▶ [WHAT THIS TASK INVOLVES]:
Count the lines below that contain the word "drawn" and give only that number.

▶ [MATERIAL PROVIDED]:
►

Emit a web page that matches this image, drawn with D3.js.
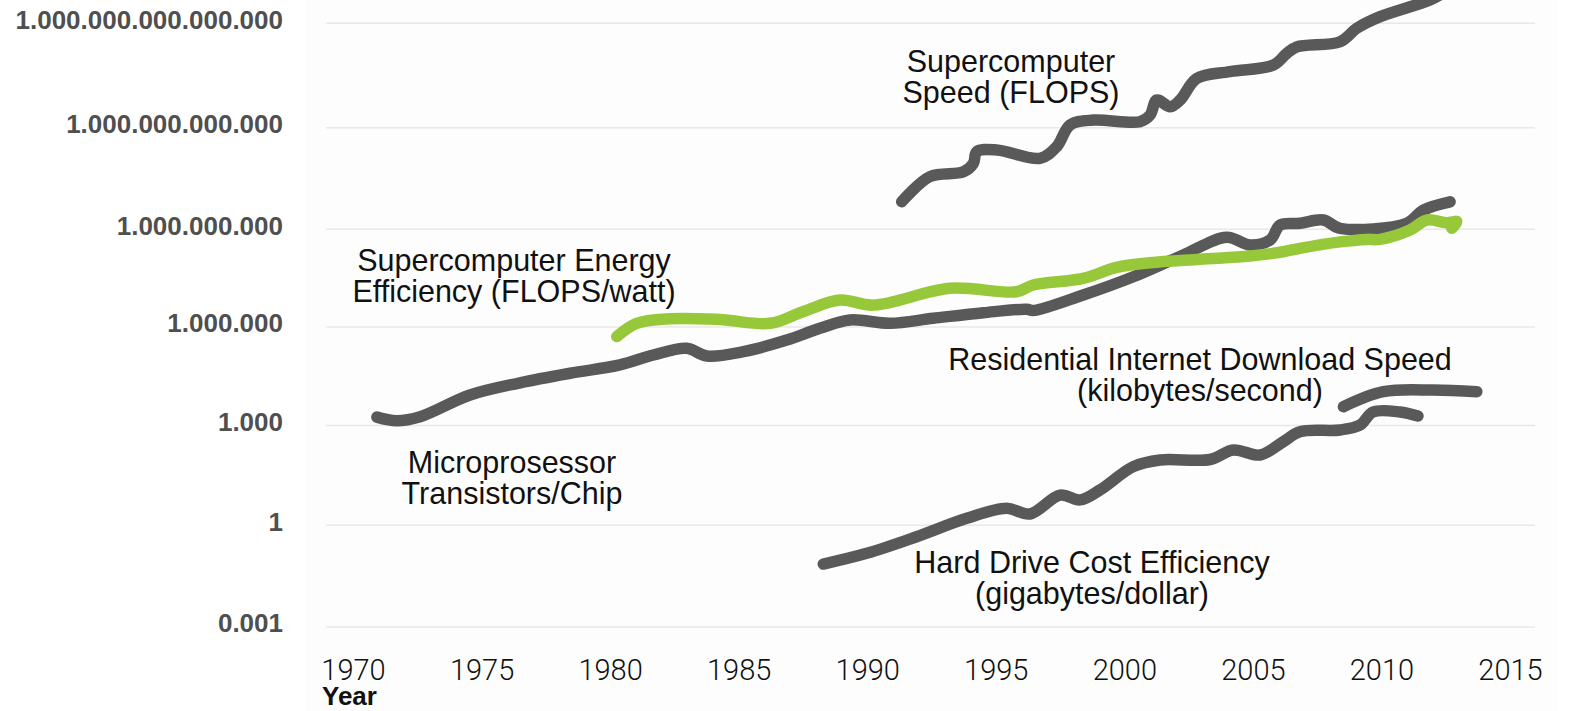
<!DOCTYPE html>
<html>
<head>
<meta charset="utf-8">
<script src="https://cdn.jsdelivr.net/npm/d3@7"></script>
<style>
  html, body { margin: 0; padding: 0; background: #ffffff; }
  svg { display: block; }
</style>
</head>
<body>
<div id="chart"></div>
<script>
// tick values and labels
const yearTicks = [1970, 1975, 1980, 1985, 1990, 1995, 2000, 2005, 2010, 2015]
const yTicks = [1e-3, 1, 1e3, 1e6, 1e9, 1e12, 1e15]
const yTickLabels = ["0.001", "1", "1.000", "1.000.000", "1.000.000.000",
                     "1.000.000.000.000", "1.000.000.000.000.000"]

// series, [year, value]
const transistors = [
  [1970.93, 1800], [1971.70, 1400], [1972.61, 1850], [1974.55, 8500],
  [1976.50, 2.0e4], [1978.44, 3.9e4], [1980.38, 7.0e4], [1981.68, 1.4e5],
  [1982.98, 2.24e5], [1983.76, 1.31e5], [1985.18, 1.77e5], [1986.87, 4.0e5],
  [1988.16, 9.1e5], [1989.33, 1.64e6], [1990.89, 1.3e6], [1992.57, 1.85e6],
  [1994.52, 2.75e6], [1996.20, 3.5e6], [1996.45, 3.2e6], [1998.40, 9.6e6],
  [2000.35, 3.5e7], [2002.29, 1.63e8], [2003.98, 5.7e8], [2004.89, 3.3e8],
  [2005.67, 4.7e8], [2006.06, 1.34e9], [2006.83, 1.5e9], [2007.74, 1.88e9],
  [2008.39, 1.07e9], [2010.98, 1.5e9], [2011.63, 3.7e9], [2012.67, 6.5e9]
]

const superSpeed = [
  [1991.34, 6.5e9], [1992.44, 3.6e10], [1993.74, 5.0e10], [1994.13, 8.9e10],
  [1994.26, 1.95e11], [1995.04, 2.2e11], [1996.72, 1.25e11], [1997.37, 2.75e11],
  [1997.89, 1.2e12], [1998.79, 1.66e12], [2000.61, 1.49e12], [2001.00, 2.3e12],
  [2001.26, 6.25e12], [2001.78, 4.0e12], [2002.17, 6.25e12], [2002.82, 2.6e13],
  [2004.11, 4.1e13], [2005.80, 6.3e13], [2006.32, 1.37e14], [2006.71, 2.1e14],
  [2008.39, 2.96e14], [2009.04, 7.2e14], [2009.95, 1.55e15], [2011.89, 4.7e15],
  [2012.47, 8.0e15]
]

const energyEff = [
  [1980.26, 5.1e5], [1981.03, 1.3e6], [1982.33, 1.8e6], [1984.27, 1.7e6],
  [1986.22, 1.3e6], [1987.50, 2.95e6], [1988.94, 6.7e6], [1990.24, 4.7e6],
  [1993.22, 1.54e7], [1995.81, 1.21e7], [1996.46, 1.95e7], [1998.40, 3.1e7],
  [1999.70, 6.8e7], [2001.00, 9.4e7], [2002.94, 1.2e8], [2004.89, 1.51e8],
  [2006.18, 2.05e8], [2006.83, 2.6e8], [2008.39, 4.1e8], [2009.43, 4.9e8],
  [2009.94, 4.9e8], [2011.11, 9.5e8], [2011.76, 1.88e9], [2012.54, 1.57e9],
  [2012.93, 1.68e9], [2012.74, 1.07e9]
]

const hardDrive = [
  [1988.29, 0.072], [1989.98, 0.149], [1991.92, 0.46], [1993.87, 1.62],
  [1995.42, 3.24], [1996.33, 2.19], [1997.50, 8.1], [1998.28, 5.8],
  [1999.05, 11.5], [2000.35, 58], [2001.39, 92], [2003.33, 95],
  [2004.24, 184], [2005.28, 130], [2006.18, 326], [2006.83, 652],
  [2008.39, 733], [2009.17, 1036], [2009.67, 2580], [2010.72, 2580],
  [2011.42, 1950]
]

const internet = [
  [2008.52, 3740], [2010.07, 10700], [2012.02, 12000], [2013.71, 10700]
]

const W = 1571, H = 711

const svg = d3.select("#chart").append("svg")
    .attr("width", W)
    .attr("height", H)

// chart panel
svg.append("rect")
    .attr("x", 305).attr("y", 0)
    .attr("width", 1252).attr("height", H)
    .attr("fill", "#fdfdfd")

// scales
const x = d3.scaleLinear()
    .domain([1970, 2015])
    .range([353, 1510])

// hand drawn grid is not evenly spaced, so one stop per gridline
const y = d3.scaleLog()
    .domain(yTicks)
    .range([627, 525.3, 425.5, 327, 229.3, 127.7, 23.3])

// gridlines
svg.append("g")
    .selectAll("line")
    .data(yTicks)
    .join("line")
    .attr("x1", 326)
    .attr("x2", 1535)
    .attr("y1", d => y(d))
    .attr("y2", d => y(d))
    .attr("stroke", "#ece7e4")
    .attr("stroke-width", 1.5)

// y labels
svg.append("g")
    .selectAll("text")
    .data(yTicks)
    .join("text")
    .attr("x", 283)
    .attr("y", d => y(d) - 4)
    .attr("dy", "0.36em")
    .attr("text-anchor", "end")
    .attr("font-family", "'Liberation Sans', Arial, sans-serif")
    .attr("font-weight", "bold")
    .attr("font-size", 26)
    .attr("fill", "#4f4f4f")
    .text((d, i) => yTickLabels[i])

// x axis
const xAxis = svg.append("g")
    .attr("transform", "translate(0, 649)")
    .call(d3.axisBottom(x).tickValues(yearTicks).tickFormat(d3.format("d")).tickSize(0))

xAxis.select(".domain").remove()
xAxis.selectAll("text")
    .attr("dy", "0.95em")
    .attr("font-family", "Roboto, 'Liberation Sans', sans-serif")
    .attr("font-weight", 300)
    .attr("font-size", 29)
    .attr("fill", "#111")

svg.append("text")
    .attr("x", 322)
    .attr("y", 705)
    .attr("font-family", "'Liberation Sans', Arial, sans-serif")
    .attr("font-weight", "bold")
    .attr("font-size", 26)
    .attr("fill", "#111")
    .text("Year")

// lines
const line = d3.line()
    .x(d => x(d[0]))
    .y(d => y(d[1]))
    .curve(d3.curveCatmullRom.alpha(0.5))

const series = [
  {data: transistors, color: "#595959"},
  {data: superSpeed, color: "#595959"},
  {data: hardDrive, color: "#595959"},
  {data: internet, color: "#595959"},
  {data: energyEff, color: "#97c83a"}
]

svg.append("g")
    .selectAll("path")
    .data(series)
    .join("path")
    .attr("d", d => line(d.data))
    .attr("fill", "none")
    .attr("stroke", d => d.color)
    .attr("stroke-width", 11.5)
    .attr("stroke-linecap", "round")
    .attr("stroke-linejoin", "round")

// annotations
const notes = [
  {lines: ["Supercomputer", "Speed (FLOPS)"], cx: 1011, y: 72},
  {lines: ["Supercomputer Energy", "Efficiency (FLOPS/watt)"], cx: 514, y: 271},
  {lines: ["Microprosessor", "Transistors/Chip"], cx: 512, y: 473},
  {lines: ["Residential Internet Download Speed", "(kilobytes/second)"], cx: 1200, y: 370},
  {lines: ["Hard Drive Cost Efficiency", "(gigabytes/dollar)"], cx: 1092, y: 573}
]

const noteG = svg.append("g")
    .attr("font-family", "'Liberation Sans', Arial, sans-serif")
    .attr("font-size", 30.5)
    .attr("fill", "#111")
    .attr("text-anchor", "middle")

notes.forEach(n => {
    const t = noteG.append("text")
        .attr("x", n.cx)
        .attr("y", n.y)
    t.selectAll("tspan")
        .data(n.lines)
        .join("tspan")
        .attr("x", n.cx)
        .attr("dy", (d, i) => i === 0 ? 0 : 31)
        .text(d => d)
})
</script>
</body>
</html>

◄

▶ [WRITTEN SOLUTION]:
2